Walk! That might sound blindingly obvious but the Sassi district of Matera is a stunning maze of cobbled streets, nooks, crannies, false starts and steps everywhere. Ditch the car just outside the old city and limber up.

But if you’re expecting large green spaces here think again – this is the venue used by Mel Gibson to replicate Jerusalem when he filmed The Passion of the Christ so it has an untouched, almost biblical air. You can pretty much walk around the perimeter of the city, from which you look across at hundreds of cave dwellings. It’s extraordinary.

CULTURAL HIGHLIGHTS 

Start with the cathedral, definitely. On the top of Civitas hill, a 13th century beauty with amazing views of the Sasso Barisano. Its exterior is plain, but go inside and it’s a visual feast of frescos, chandeliers and ornate worship. We were all blown away by it, even the kids.

The Church of Santa Maria de Idris is also absolutely worth your time. Perched high on rocks, this tiny church reveals ancient frescos inside – the effort involved in building such a small church in such a tricky location is mindblowing.

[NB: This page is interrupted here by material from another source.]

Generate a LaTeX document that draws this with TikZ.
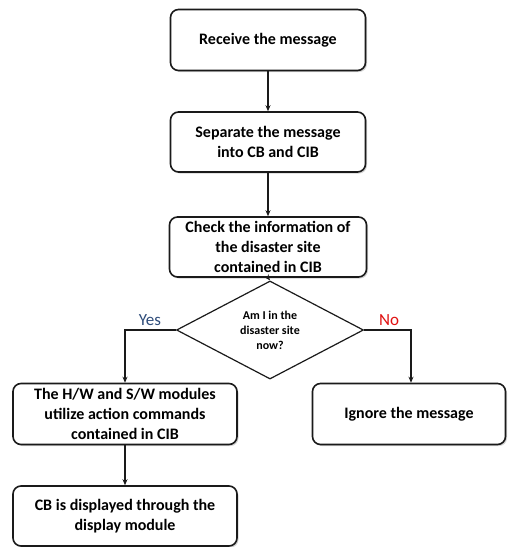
\documentclass[tikz,border=0pt]{standalone}
\usepackage{fontspec}
\setmainfont{Carlito}
\usetikzlibrary{shapes.geometric,shadows,arrows.meta}
\definecolor{yesblue}{HTML}{2E4C7A}
\definecolor{nored}{HTML}{E01010}
\definecolor{ink}{HTML}{1A1A1A}
\begin{document}
\begin{tikzpicture}[x=1pt,y=-1pt,
  box/.style={draw=ink, line width=1.6pt, rounded corners=8pt, fill=white,
    align=center, font=\fontsize{16}{20}\selectfont\bfseries, inner sep=0pt,
    drop shadow={shadow xshift=1.5pt, shadow yshift=-1.5pt, opacity=0.35, fill=gray}},
  dec/.style={diamond, draw=ink, line width=1.2pt, fill=white, align=center,
    font=\fontsize{12}{15}\selectfont\bfseries, inner sep=0pt,
    minimum width=187pt, minimum height=70pt},
  conn/.style={draw=ink, line width=1.4pt, -{Stealth[length=6pt,width=5pt]}},
  lab/.style={font=\fontsize{17}{20}\selectfont}]
\useasboundingbox (0,0) rectangle (507,547);
\node[box, minimum width=195pt, minimum height=61pt] (b1) at (268,40) {Receive the message};
\node[box, minimum width=195pt, minimum height=60pt] (b2) at (268,142) {Separate the message\\into CB and CIB};
\node[box, minimum width=197pt, minimum height=60pt] (b3) at (268,247) {Check the information of\\the disaster site\\contained in CIB};
\node[dec] (d) at (270,330) {Am I in the\\disaster site\\now?};
\node[box, minimum width=224pt, minimum height=61pt] (b4) at (125,414) {The H/W and S/W modules\\utilize action commands\\contained in CIB};
\node[box, minimum width=193pt, minimum height=61pt] (b5) at (409,414) {Ignore the message};
\node[box, minimum width=224pt, minimum height=60pt] (b6) at (125,516) {CB is displayed through the\\display module};
\node[lab, text=yesblue] (yes) at (150,320) {Yes};
\node[lab, text=nored] (no) at (389,320) {No};
\coordinate (lc) at (125,330);
\coordinate (rc) at (411,330);
\draw[conn] (b1.south) -- (b2.north);
\draw[conn] (b2.south) -- (b3.north);
\draw[conn] (b3.south) -- (d.north);
\draw[conn] (d.west) -- (lc) -- (b4.north);
\draw[conn] (d.east) -- (rc) -- (rc |- b5.north);
\draw[conn] (b4.south) -- (b6.north);
\end{tikzpicture}
\end{document}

What else? The Museum of contemporary sculpture (Museo della Scultura Contemporanea) is awesome – its set in caves (of course) in a 16th century palazzo, with an emphasis on Italian sculpture from the 19th century to present. Well it doesn’t sound exactly glamorous but in Piazza Vittorio Veneto you’ll find an ancient cistern (Palombaro Lungo) – the second largest in the world. The cistern was carved by hand in the 1770s, but was only rediscovered in 1991. Bonus: in a very humid city, it’s very cool down here!

SHOPPING

Don’t expect Milan or Rome! But you’ll have a pleasant meander down the main shopping street, Via del Corso. In no particular order (I was just on holiday so was having my own mooch!) interesting shops to check out include Calia Interiors, chock full of stylish, angular Italian sofas and furniture and Elisa & Janna for unique jewellery. For fashion try Boutique Anna, which does a great line in accessories along with lust-worthy coats, dresses and shirts.

EAT & DRINK

Ridola

Plenty to be said for heading to one of the piazzas for a simple lunch – we sat in Piazza Vittorio Veneto and had a fantastic, if slightly pricey, pasta stop at one of the trattorias. (BTW you’re round the corner from yet another church worth your attention, the Romanesque San Giovanni Battista).

Alcova

You can sit outside on fabulously upholstered chairs for a coffee or dine on the terrace at Ridola. For a magical evening meal, head for Alcova, with its strings of fairy lights in its cavernous interior and killer cocktails. And if you just want to pick up some gourmet goodies on the hoof, definitely pop into II Buongustaio Matera, a deli packed to the rafters with fine cheeses, cured meats, pastas, pastries and wine (warning: you’re gonna need extra baggage for the trip home).

STAY

We didn’t stay the night so I can’t personally recommend a hotel but if I was going to park my head anywhere, and had the budget to burn I’d go for Sextantio Le Grotte della Civita, above, or Sant’Angelo Luxury Resort – both big on the luxury cave dweller theme. For something less pricey, Hotel in Pietra is a good option, set in a stunning 13th-century rupestrian chapel. I’ve heard the Air B&B scene is massive here too so definitely check that out – this gorgeous sassi house is £145 per night and sleeps four.

HOW TO GET THERE

It’s just under three hours flight to Bari; then a 90-minute train to Matera so enough effort to warrant a long weekend.